While this will make it a small player initially, Bauk says it was important to first demonstrate the security of supply outside of China.

‘‘The pilot plant is all about evaluating the technical and economic aspects of the project,’’ he says.

‘‘It is really important in industrial minerals to demonstrate that we can provide to the market a product within specification. We believe this process will give end-users more confidence in our capability.’’

The Browns Range mineralisation compares favourably to supplies from China, where lower grade is usually found within the top 15 metres of the surface.

On average, ore from China contains 500 parts per million of total rare earth oxide. Of this, 3-4 per cent, or about 20 parts per million, is dysprosium. To offset the lower grade, mining there involves the low-cost but environmentally damaging ‘‘in-situ leaching’’ process, using acid or alkaline solutions to dissolve the metals.

By comparison, the Browns Range ore is found in a hard rock setting that yields mineralisation with a grade averaging 6300 parts per million, of which 530 parts per million is dysprosium. It also uses traditional mining methods involving a processing plant and tailings.

The miner is looking to further improve the grade by implementing ore-sorting technology by the end of the year.

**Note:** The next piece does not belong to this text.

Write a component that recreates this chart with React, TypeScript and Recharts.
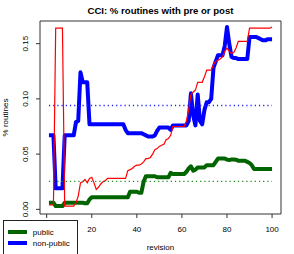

It also wants to move into the downstream phase by implementing separation technology that will allow it to convert mixed rare earth carbonate into separated oxides.

‘‘Right now there is a limited market as to who can buy our product – mainly China with one or two clients outside,’’ Bauk says.

‘‘But with separated oxides, we can open up a significant number of markets around the world including US, Japan, Southeast Asia and Europe, and can also increase the number of potential customers in China.’’

Like other rare earths minerals, the electric vehicles market is expected to be the main volume driver for dysprosium.

Typically, every electric vehicle uses about 100 gms of dysprosium. That means by the time the industry size reaches 30 million EVs – expected by 2030 – demand for the mineral from the EV segment alone would double to 3000 tonnes.

With supply stockpiles believed to be decreasing, and with no major projects expected to come online in the next few years, analysts project a strong future for dysprosium, given its criticality in the EV evolution.

So far, dysprosium prices have not reflected this looming demand growth.

The rare earth element currently hovers around $US185 a kg, despite hitting a high of over $US400 a kg in 2013.

Based on the current price, each EV uses about $US18 worth of dysprosium, Bauk says.

‘‘People have told us that the market could afford up to $US100 worth of dysprosium in magnets for each car, without making a significant difference to the total price,’’ he says.

‘‘The key message is there is a significant opportunity for an increase in the price.’’

The short-term focus for Northern Minerals is to ensure an operation size that is sustainable and able to achieve positive cash flow at the current price, Bauk says, but the company is also working on longer-term targets.

It wants to reach full production of 300 tonnes of dysprosium, at which point it will account for 10 to 12 per cent of global capacity. It also wants to go downstream into producing separated oxides that will open up markets in the US, Southeast Asia and Europe.

‘‘We also want to evaluate the opportunity in light rare earths, so we can produce all of the key ingredients into the magnet industry,’’ Bauk says.